1996 ile 1998 yılları arasında Cumhuriyet gazetesinde mizah yazıları ve fıkralar yazan Gezen, 1997 yılında ise, Devlet Tiyatroları'nda oyun yönetmenliği yaptı. Bu dönemde yönettiği oyunlardan "Babam", ödüllendirildi. 1998 yılına gelindiğinde, yine oldukça yüklü bir maddi külfet altına girerek, ilk defa kendi adıyla özel bir tiyatro kurma hayaline kavuştu. 2000 yılında, "Bir Milyara Bir Çocuk", "Gerçek Niyazi" ve 2001'de "Hırsız" gibi televizyon yapımlarında rol aldı. Aynı yıl, yine MSM bünyesinde, eski sinema ve tiyatro emektarlarının geri kalan hayatlarını daha sağlıklı ve huzurlu bir ortamda geçirmesi amacıyla bir huzurevi açtı. 2002'de, "Abdülhamit Düşerken" ve "Papatya ile Karabiber" adlı sinema yapımlarında yer alan Gezen, büyük beğeni toplayan "Cennet Mahallesi" adlı komedi dizisinde de, "Darbukatör Baryam" tiplemesini anımsatan "Yunus Baba" karakteriyle ekranlarda göründü.

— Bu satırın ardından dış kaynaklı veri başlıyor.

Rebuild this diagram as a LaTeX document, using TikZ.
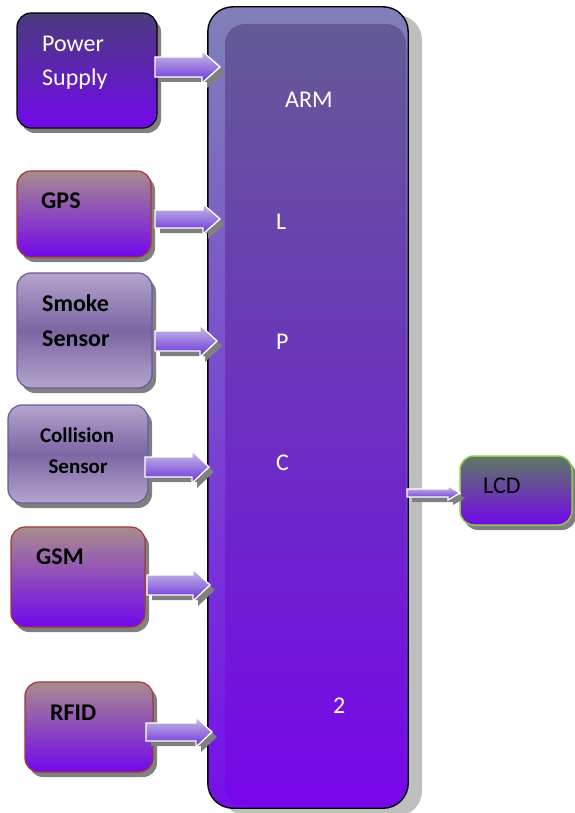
\documentclass[tikz,border=0pt]{standalone}
\usepackage{fontspec}
\setmainfont{Carlito}
\usetikzlibrary{shadows,calc}
\definecolor{armtop}{HTML}{8080B8}
\definecolor{armbot}{HTML}{7410E8}
\definecolor{inntop}{HTML}{645A96}
\definecolor{innbot}{HTML}{7606EA}
\definecolor{violet}{HTML}{7208EC}
\definecolor{pstop}{HTML}{4A3C7C}
\definecolor{redtop}{HTML}{A98C8E}
\definecolor{redline}{HTML}{A03838}
\definecolor{lavtop}{HTML}{B4A4CC}
\definecolor{lavmid}{HTML}{7C66A4}
\definecolor{lavline}{HTML}{6A5A9A}
\definecolor{lcdtop}{HTML}{5E7A62}
\definecolor{lcdline}{HTML}{90C850}
\definecolor{arrtop}{HTML}{C8C0E2}
\definecolor{arrbot}{HTML}{6A30DC}
\newcommand\blockarrow[5]{%
  \fill[black!50] ($(#1)+(5,-#3+5)$) -- ($(#2)+(-#5+5,-#3+5)$) -- ($(#2)+(-#5+5,-#4+5)$) -- ($(#2)+(5,5)$) -- ($(#2)+(-#5+5,#4+5)$) -- ($(#2)+(-#5+5,#3+5)$) -- ($(#1)+(5,#3+5)$) -- cycle;
  \shade[top color=arrtop, bottom color=arrbot, draw=white, line width=1.3pt, line join=miter]
    ($(#1)+(0,-#3)$) -- ($(#2)+(-#5,-#3)$) -- ($(#2)+(-#5,-#4)$) -- (#2) -- ($(#2)+(-#5,#4)$) -- ($(#2)+(-#5,#3)$) -- ($(#1)+(0,#3)$) -- cycle;}
\begin{document}
\begin{tikzpicture}[x=1pt,y=-1pt,
  box/.style={rectangle, rounded corners=14pt, inner sep=0pt, line width=1.2pt,
    drop shadow={shadow xshift=4pt, shadow yshift=-5pt, fill=black!50, opacity=1}},
  redbox/.style={box, draw=redline, top color=redtop, bottom color=violet},
  lavbox/.style={box, draw=lavline, top color=lavtop, bottom color=lavtop, middle color=lavmid},
  wtxt/.style={text=white, font=\fontsize{24}{28}\selectfont, inner sep=0pt, anchor=base west},
  btxt/.style={text=black, font=\fontsize{24}{28}\selectfont\bfseries, inner sep=0pt, anchor=base west},
  ctxt/.style={text=black, font=\fontsize{21}{24}\selectfont\bfseries, inner sep=0pt, anchor=base}]
\useasboundingbox (0,0) rectangle (574,813);
\fill[white] (0,0) rectangle (574,813);

% ARM block
\fill[black!25, rounded corners=25pt] (222,15) rectangle (422,816);
\node[rectangle, rounded corners=25pt, inner sep=0pt, minimum width=200pt, minimum height=801pt,
  top color=armtop, bottom color=armbot] (arm) at (308,407.5) {};
\begin{scope}
  \clip[rounded corners=25pt] (arm.north west) rectangle (arm.south east);
  \shade[top color=inntop, bottom color=innbot, rounded corners=20pt] (225,24) rectangle (406,806);
\end{scope}
\draw[line width=1.4pt, rounded corners=25pt] (arm.north west) rectangle (arm.south east);

% input boxes
\node[box, draw=black, top color=pstop, bottom color=violet, minimum width=140pt, minimum height=115pt] (ps) at (87,70.5) {};
\node[redbox, minimum width=134pt, minimum height=86pt] (gps) at (84,214) {};
\node[lavbox, minimum width=135pt, minimum height=115pt] (smoke) at (84.5,330.5) {};
\node[lavbox, minimum width=140pt, minimum height=98pt] (coll) at (78,454) {};
\node[redbox, minimum width=134pt, minimum height=100pt] (gsm) at (78,577) {};
\node[redbox, minimum width=128pt, minimum height=90pt] (rfid) at (89,727) {};
\node[box, draw=lcdline, line width=1.5pt, top color=lcdtop, bottom color=violet, minimum width=112pt, minimum height=69pt] (lcd) at (516,490.5) {};

% texts
\node[wtxt] at (42,52) {Power};
\node[wtxt] at (42,86) {Supply};
\node[btxt] at (41,208) {GPS};
\node[btxt] at (42,311) {Smoke};
\node[btxt] at (42,346) {Sensor};
\node[ctxt] at (77,442) {Collision};
\node[ctxt] at (78,473) {Sensor};
\node[btxt] at (36,564) {GSM};
\node[btxt] at (50,720) {RFID};
\node[btxt, font=\fontsize{24}{28}\selectfont] at (483,493) {LCD};
\node[wtxt] at (285,108) {ARM};
\node[wtxt] at (276,229) {L};
\node[wtxt] at (276,349) {P};
\node[wtxt] at (276,470) {C};
\node[wtxt] at (333,713) {2};

% connectors
\coordinate (a1s) at (155,67);  \coordinate (a1e) at (220,67);
\coordinate (a2s) at (155,219); \coordinate (a2e) at (220,219);
\coordinate (a3s) at (155,341); \coordinate (a3e) at (217,341);
\coordinate (a4s) at (145,467); \coordinate (a4e) at (209,467);
\coordinate (a5s) at (147,585); \coordinate (a5e) at (210,585);
\coordinate (a6s) at (146,732); \coordinate (a6e) at (212,732);
\coordinate (a7s) at (407,493); \coordinate (a7e) at (460,493);
\blockarrow{a1s}{a1e}{10}{16}{18}
\blockarrow{a2s}{a2e}{9}{15}{17}
\blockarrow{a3s}{a3e}{10}{16}{17}
\blockarrow{a4s}{a4e}{10}{16}{17}
\blockarrow{a5s}{a5e}{10}{16}{17}
\blockarrow{a6s}{a6e}{9}{15}{16}
\blockarrow{a7s}{a7e}{4}{7}{12}
\end{tikzpicture}
\end{document}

Yaklaşık 50 yıllık sanat hayatı boyunca, yüz kadar sinema filminde, elli civarında tiyatro oyunuyla binden fazla radyo ve TV skecinde yer alan Müjdat Gezen, görsel sanatların yanı sıra, yazın çalışmalarıyla da gündeme gelmiş ve 38 tane kitap kaleme almıştır. Bu kitapların dokuzu üniveristelerde yardımcı ders kitabı olarak okutulmaktadır. Özellikle Aziz Nesin'i anlattığı "Ç.Arkadaşım Aziz Nesin", "Ustalarım", "İkibuçuk Lira İçin", "Komikler Ağlamaz", "Eşeğin Karnındaki Elmas", "Bir Bulut Olsam", "Şiirim Geldi Bırakın Beni" (şiir kitabı), "Artiz Mektebi", "Oyunculuk Eğitimi", "Oyuncunun El Kitabı", "Galiba Ben Sanatçıyım" yazdığı kitaplardan bazılarıdır. "Ağlama Palyaço Makyajın Bozulur / Müjdat Gezen Kitabı" da Halit Kıvanç tarafından kaleme alınmıştır. 25'in üzerinde tiyatro oyunu, 8 sinema filmi ve 5 TV dizisinin de yönetmenliğini üstlenmiştir. Aşırı derecede simetri, denge ve hastalık takıntısı vardır.